Adding weight to passive radiators

Thanks guys. I was just curious. They seem to be making the rounds more often these days. From what I read, if a ported box is designed right and will not be really cranked up, they sound the same. When cranked the port noise is said to be noticeable, but if it is cranked up, how can you hear it. The only reason I just installed them in my project is because I don't have room for a tube.
Your real concern is not the sound... if done "properly" I think it is an improvement over a port. Leaks ("QL") are your enemy.

The concern is the suspension.

For most standard PRs the suspension is merely a driver without a magnet. It's not designed for two things: A) extra weight B) extra moving mass and C) extra pressure in the cabinet. Did I say two?

The extra weight, IF it is substantial will create a problem - slightly different depending on the orientation of the PR. Vertical is the only one that is viable with a stock PR.

You will get "sag" over time, and depending on the suspension that may be sooner rather than later. A PR with ONLY a surround = NG.

A PR made from a standard basket with no magnet = suspension slap at high SPLs.
(the lower the Fpr, the more likely)

The extra internal cabinet pressure has been known to rip diaphragms, if not immediately then over time, sometimes not that long a period of time.

yeah... but last time I looked there is no "foam" or "rubber" suspension in a port??
No mechanical limit due to a surround and suspension??

What are we talking about??

the word 'extra'? ok, by extra I meant to say "exceeding the physical limitations of the surround" - the word 'extra' coming because it would be in excess of what the PR would likely see if it was the same cone & suspension with a VC and magnet in an enclosure... clear as mud, I am...

Ron E

2002-06-27 10:41 pm
yeah... but last time I looked there is no "foam" or "rubber" suspension in a port??
No mechanical limit due to a surround and suspension??

What are we talking about??

You said extra pressure could rip diaphragms.

I simply point out there is no extra pressure.

Next you say it rips surrounds. Then you say it is the mechanical limitations that rip surrounds. Maybe you should answer your final question in the quote above.
Take a deep breath. Breathe. Good.

You are absolutely correct, I did go back and see that I wrote "diaphragms".
That was an error. I meant to say "surrounds". Why I typed diaphragms? Dunno.

Are you feeling ok now? Better?

Just for the sake of curiosity, have you ever seen a PR with a surround that has been ripped due to the pressure in the cabinet causing a failure??

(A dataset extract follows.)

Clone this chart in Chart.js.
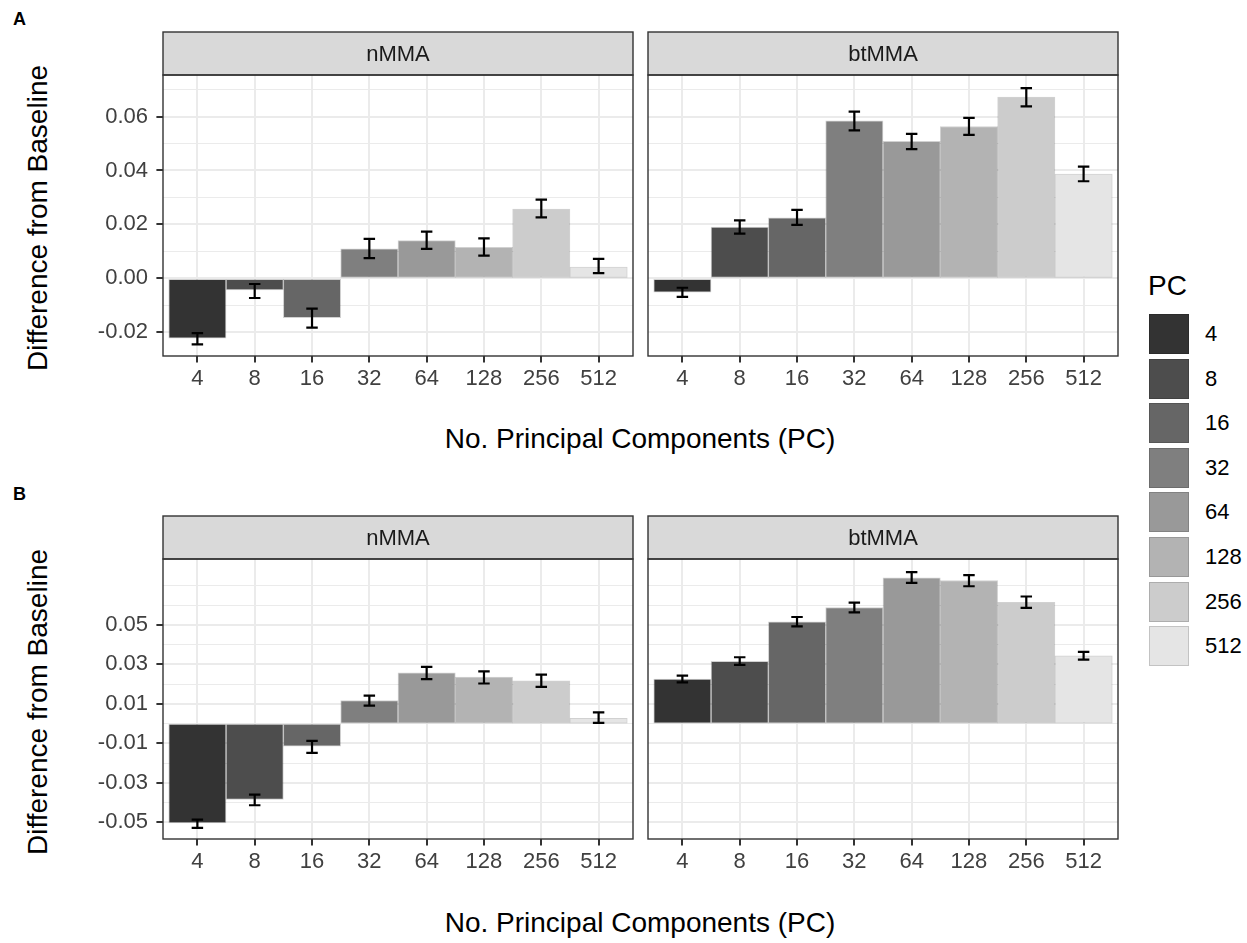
<!DOCTYPE html>
<html>
<head>
<meta charset="utf-8">
<script src="https://cdn.jsdelivr.net/npm/chart.js@4.4.1/dist/chart.umd.min.js"></script>
<style>
  body { margin: 0; background: #fff; width: 1247px; height: 943px; position: relative; overflow: hidden;
         font-family: "Liberation Sans", Arial, sans-serif; }
  canvas { position: absolute; }
  .txt { position: absolute; white-space: nowrap; color: #000; }
  .ytitle { width: 400px; height: 34px; line-height: 34px; font-size: 28px; text-align: center; transform: rotate(-90deg); }
  .xtitle { width: 600px; height: 34px; line-height: 34px; font-size: 28px; text-align: center; }
  .tag { font-size: 18px; font-weight: bold; line-height: 18px; }
  .key { position: absolute; width: 40px; height: 40px; box-sizing: border-box; border: 1px solid rgba(0,0,0,0.15); }
  .klab { font-size: 22px; height: 40px; line-height: 40px; }
</style>
</head>
<body>
<div class="txt tag" style="left:13px;top:10px;">A</div>
<div class="txt tag" style="left:13px;top:485px;">B</div>
<div class="txt ytitle" style="left:-162px;top:201px;">Difference from Baseline</div>
<div class="txt ytitle" style="left:-162px;top:685px;">Difference from Baseline</div>
<div class="txt xtitle" style="left:340px;top:422px;">No. Principal Components (PC)</div>
<div class="txt xtitle" style="left:340px;top:906px;">No. Principal Components (PC)</div>
<div class="txt" style="left:1148px;top:272px;font-size:28px;line-height:28px;">PC</div>
<div id="legend"></div>

<script>
// categories and fill shades
const categories = ['4', '8', '16', '32', '64', '128', '256', '512'];
const greys = ['#333333', '#4d4d4d', '#666666', '#7f7f7f', '#999999', '#b3b3b3', '#cccccc', '#e5e5e5'];

// A: nMMA
const aNmma   = [-0.0222, -0.0043, -0.0146, 0.0109, 0.0140, 0.0115, 0.0257, 0.0042];
const aNmmaLo = [-0.0245, -0.0073, -0.0183, 0.0075, 0.0109, 0.0084, 0.0226, 0.0019];
const aNmmaHi = [-0.0203, -0.0021, -0.0112, 0.0146, 0.0173, 0.0148, 0.0292, 0.0072];
// A: btMMA
const aBtmma   = [-0.0051, 0.0190, 0.0224, 0.0584, 0.0508, 0.0563, 0.0672, 0.0387];
const aBtmmaLo = [-0.0069, 0.0166, 0.0198, 0.0549, 0.0479, 0.0532, 0.0638, 0.0360];
const aBtmmaHi = [-0.0035, 0.0215, 0.0254, 0.0618, 0.0536, 0.0595, 0.0705, 0.0414];
// B: nMMA
const bNmma   = [-0.0504, -0.0385, -0.0115, 0.0117, 0.0257, 0.0236, 0.0216, 0.0027];
const bNmmaLo = [-0.0529, -0.0414, -0.0149, 0.0091, 0.0225, 0.0203, 0.0186, 0.0003];
const bNmmaHi = [-0.0487, -0.0360, -0.0088, 0.0142, 0.0287, 0.0265, 0.0248, 0.0057];
// B: btMMA
const bBtmma   = [0.0226, 0.0316, 0.0515, 0.0588, 0.0738, 0.0725, 0.0615, 0.0343];
const bBtmmaLo = [0.0209, 0.0297, 0.0493, 0.0563, 0.0713, 0.0696, 0.0586, 0.0324];
const bBtmmaHi = [0.0243, 0.0336, 0.0540, 0.0613, 0.0767, 0.0752, 0.0644, 0.0363];

// y ticks (labelled) and minor grid values
const aMajor = [-0.02, 0, 0.02, 0.04, 0.06];
const aMinor = [-0.01, 0.01, 0.03, 0.05, 0.07];
const bMajor = [-0.05, -0.03, -0.01, 0.01, 0.03, 0.05];
const bMinor = [-0.04, -0.02, 0, 0.02, 0.04, 0.06, 0.07];
const aLimits = [-0.0288, 0.0754];
const bLimits = [-0.0585, 0.0834];

Chart.defaults.font.family = '"Liberation Sans", Arial, sans-serif';

const STRIP_H = 43, PAD = 4, XAXIS_H = 44;

function makePanel(p) {
  const yw = p.showY ? 100 : 0;
  const cv = document.createElement('canvas');
  const cw = p.width + yw + 2 * PAD, ch = p.height + STRIP_H + PAD + XAXIS_H + PAD;
  cv.width = cw; cv.height = ch;
  cv.style.left = (p.left - yw - PAD) + 'px';
  cv.style.top = (p.top - STRIP_H - PAD) + 'px';
  cv.style.width = cw + 'px'; cv.style.height = ch + 'px';
  document.body.appendChild(cv);

  const yTicks = p.major.concat(p.minor).sort((a, b) => a - b);
  const isMajor = v => p.major.some(m => Math.abs(m - v) < 1e-9);

  const errorBars = {
    id: 'errorBars',
    afterDatasetsDraw(chart) {
      const { ctx, scales: { x, y } } = chart;
      ctx.save();
      ctx.strokeStyle = '#000';
      ctx.lineWidth = 2.2;
      p.lo.forEach((lo, i) => {
        const xc = x.getPixelForValue(i + 1);
        const x0 = x.getPixelForValue(i + 0.9), x1 = x.getPixelForValue(i + 1.1);
        const y0 = y.getPixelForValue(lo), y1 = y.getPixelForValue(p.hi[i]);
        ctx.beginPath();
        ctx.moveTo(xc, y0); ctx.lineTo(xc, y1);
        ctx.moveTo(x0, y0); ctx.lineTo(x1, y0);
        ctx.moveTo(x0, y1); ctx.lineTo(x1, y1);
        ctx.stroke();
      });
      ctx.restore();
    }
  };

  const panelDecor = {
    id: 'panelDecor',
    afterDraw(chart) {
      const { ctx, chartArea: a } = chart;
      const w = a.right - a.left;
      ctx.save();
      ctx.fillStyle = '#d9d9d9';
      ctx.fillRect(a.left, a.top - STRIP_H, w, STRIP_H);
      ctx.strokeStyle = '#333333';
      ctx.lineWidth = 1.4;
      ctx.strokeRect(a.left, a.top - STRIP_H, w, STRIP_H);
      ctx.strokeRect(a.left, a.top, w, a.bottom - a.top);
      ctx.fillStyle = '#1a1a1a';
      ctx.font = '22px "Liberation Sans", Arial, sans-serif';
      ctx.textAlign = 'center';
      ctx.textBaseline = 'middle';
      ctx.fillText(p.strip, a.left + w / 2, a.top - STRIP_H / 2 + 1);
      ctx.restore();
    }
  };

  new Chart(cv, {
    type: 'bar',
    data: {
      datasets: [{
        data: p.values.map((v, i) => ({ x: i + 1, y: v })),
        backgroundColor: greys,
        borderColor: 'rgba(0,0,0,0.18)',
        borderWidth: 1,
        borderSkipped: false,
        barPercentage: 1,
        categoryPercentage: 1
      }]
    },
    options: {
      responsive: false,
      animation: false,
      layout: { padding: { left: PAD, right: PAD, top: STRIP_H + PAD, bottom: PAD } },
      plugins: { legend: { display: false }, tooltip: { enabled: false } },
      scales: {
        x: {
          type: 'linear', min: 0.4, max: 8.6, offset: false,
          afterBuildTicks: s => { s.ticks = categories.map((c, i) => ({ value: i + 1 })); },
          afterFit: s => { s.height = XAXIS_H; },
          border: { display: false },
          grid: { offset: false, color: '#ebebeb', lineWidth: 2, tickColor: '#333333', tickLength: 6.6, tickWidth: 2 },
          ticks: { autoSkip: false, maxRotation: 0, padding: 3.5, color: '#404040', font: { size: 22 },
                   callback: v => categories[Math.round(v) - 1] }
        },
        y: {
          type: 'linear', min: p.limits[0], max: p.limits[1],
          afterBuildTicks: s => { s.ticks = yTicks.map(v => ({ value: v })); },
          afterFit: s => { s.width = yw; },
          border: { display: false },
          grid: {
            color: '#ebebeb',
            lineWidth: c => (c.tick && isMajor(c.tick.value)) ? 2 : 1,
            tickColor: c => (c.tick && isMajor(c.tick.value)) ? '#333333' : 'rgba(0,0,0,0)',
            tickLength: 6.6, tickWidth: 2, drawTicks: p.showY
          },
          ticks: { display: p.showY, autoSkip: false, padding: 8.4, color: '#404040', font: { size: 22 },
                   callback: v => isMajor(v) ? v.toFixed(2) : '' }
        }
      }
    },
    plugins: [errorBars, panelDecor]
  });
}

makePanel({ left: 163, top: 75, width: 470, height: 281, showY: true, strip: 'nMMA',
            values: aNmma, lo: aNmmaLo, hi: aNmmaHi, limits: aLimits, major: aMajor, minor: aMinor });
makePanel({ left: 648, top: 75, width: 470, height: 281, showY: false, strip: 'btMMA',
            values: aBtmma, lo: aBtmmaLo, hi: aBtmmaHi, limits: aLimits, major: aMajor, minor: aMinor });
makePanel({ left: 163, top: 559, width: 470, height: 280, showY: true, strip: 'nMMA',
            values: bNmma, lo: bNmmaLo, hi: bNmmaHi, limits: bLimits, major: bMajor, minor: bMinor });
makePanel({ left: 648, top: 559, width: 470, height: 280, showY: false, strip: 'btMMA',
            values: bBtmma, lo: bBtmmaLo, hi: bBtmmaHi, limits: bLimits, major: bMajor, minor: bMinor });

// legend built from the same categories and shades
const legend = document.getElementById('legend');
categories.forEach((c, i) => {
  const top = 314 + i * 44.6;
  const k = document.createElement('div');
  k.className = 'key';
  k.style.left = '1149px'; k.style.top = top + 'px'; k.style.background = greys[i];
  legend.appendChild(k);
  const t = document.createElement('div');
  t.className = 'txt klab';
  t.style.left = '1205px'; t.style.top = top + 'px';
  t.textContent = c;
  legend.appendChild(t);
});
</script>
</body>
</html>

ok, mechanical limitations.

there is just so much Xmax available, once you reach the limit, then the only thing that can happen inside the box is for the air to compress... a lot depends on the ability of the driver to move air and produce SPL. In the case of a typical consumer woofer it may not produce enough pressure to cause damage. But the pressure on the diaphragm and the surround is not planar. The role of the moving part of the PR is to make a linear motion in one axis out of the nodes that occur inside the cabinet. This can be observed easily by mounting a diaphragm with a single suspension member (a surround) and driving that through a range of frequencies. You will see all sorts of not in a single axis motion by the PR in this set up.

Those forces are still acting on the diaphragm (which is stiff) and the surround (which is not particularly stiff in the case of foam or rubber) so these nodes can add extra flexure on the surround - it may not be observable to the eye in normal operation, but could cause fatigue and failure on and along the surround.


Small increases in PR mass to "tweak" the tuning lower won't have much negative effect, but attempting to take a typical factory supplied PR and drop the frequency by even 1/2 octave will take more and more mass the lower in frequency one tries to tune. That's when the mass loading becomes a real design consideration.

All imho - subject to various typos and minor mis-statements.